Many times in Mexico I have hear the quote that is attributed to the late Mexican president Porfirio Diaz, "Poor Mexico, so far from God and so near to the United States." At times Mexican people use their close proximity to the United States as an excuse as to why things are like they are and why it is so difficult for their situation to get better. In a way, they have a point because going back in the history between the two nations one can see that the U.S. has not always been kind to their neighbor to the south. Having said that, however, I realize that times have changed and no matter what happened in the past the United States and Mexico are married to each other. For better or for worse and they are locked in an orbital dance like the Earth and the Moon. Where would the United States be without Mexican oil and Mexican labor and where would Mexico be without their biggest customer and largest source of revenue. I always ask my Mexican friends the question, “Who would protect Mexico from an invasion by forces from outside North America, the Mexican Army and Navy?”. Of course not. No one would dare attack Mexico for fear of being crushed like a bug by U.S. military might. Would the U.S. ever invade Mexico? Perhaps, but the present situation looks more of a case of Mexico invading the United States. Robert Frost once wrote a poem that said “Good fences make good neighbors” but how can you separate neighbors whose interests are so tightly entwined. The only thing that really separates the U.S. and Mexico is a difference in language and culture but already those differences are slowly starting to blur.
Instead of focusing on the things that divide Mexico and the United States people should focus more on the things that unite them. For one thing, the majority of people in both countries are Christian. Look how many places where the Islamic world meets the non-Islamic world and tensions are very high without much foreseeable relief. I am talking about hot spots like Israel, Nigeria, Sudan, Bosnia, Kosovo, Macedonia, Chechnya, Sinkiang, Kashmir, Timor, and Mindanao. Even with all the tensions caused by the juxtaposition of major religions there is an even more serious potential or I should probably say “inevitable” flash point and that is the ethnic, religious, cultural, and geographical divide between Russia and China.
Right now Russia and China seem to be uniting against American interests but I for one am not fooled by that. They are two ethnic groups who have been warring constantly through the ages. One country, Russia, is seventy-eight percent Caucasian with a Christian heritage. Its territory is enormous and covers eight time zones and is rich in natural resources. Its population is only 142 million, however, and in a steady and projected state of decline. In fact, this year Russia started rewarding Russian mothers who give birth to a second child the Russian equivalent of $10,000 U.S. dollars. The other country, China, has a territory not even half as big as Russia but it has a population approaching 1.4 billion people and its mothers are frowned upon if not penalized for having more than one child. China's hunger for natural resources is insatiable and in the next five years China’s needs for energy and basic materials will go from a linear rise to exponential. They will no doubt feel an ever increasing need for what the Germans called “lebersraum”…”living space” when they invaded Poland in 1939.

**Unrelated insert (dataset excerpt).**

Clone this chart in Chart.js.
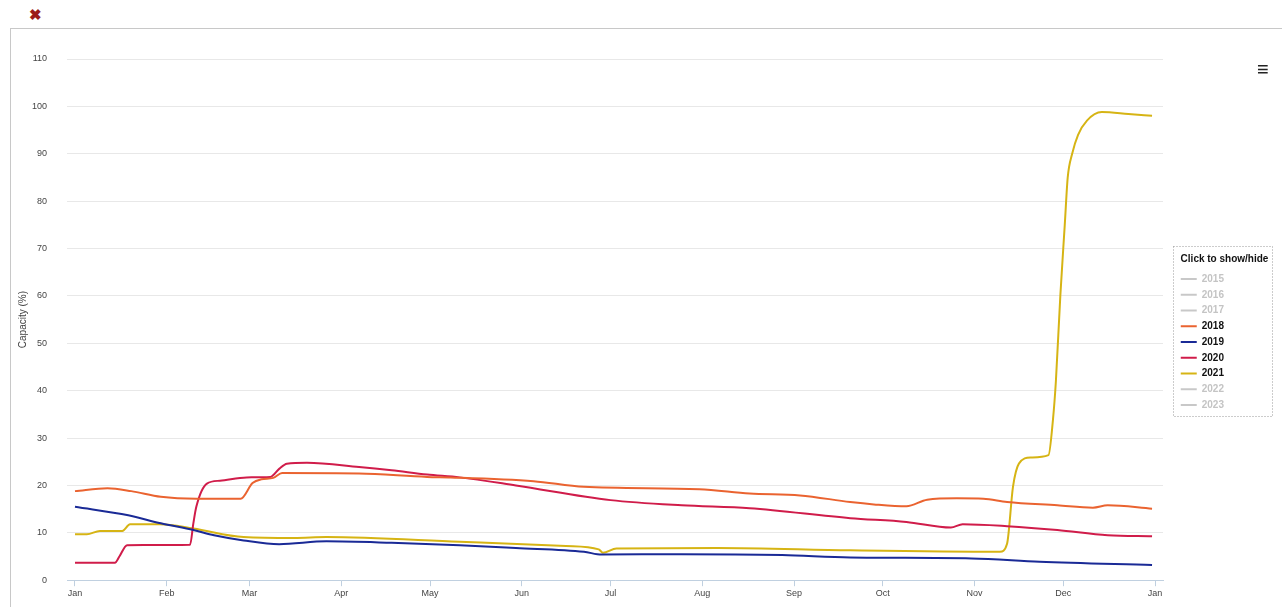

Vladimir Putin of late has been rattling his saber in the news. Seemingly it is directed against the United States but when all is said and done I think it is an effort to demonstrate to the Chinese that Russia is still a serious power and will not easily surrender its territory. In any case, whatever tensions eventually ensue I hope that the powers that be can keep a lid on it. A war between neighbors like Russia and China would make Iraq look like child’s play. In reality, every time that a Mexican and a Gringo meet they should shake hands and smile and say, “Howdy neighbor!”. The old Porfirio Diaz quote should be rewritten so say, “Lucky Mexico, so close to God and the United States”.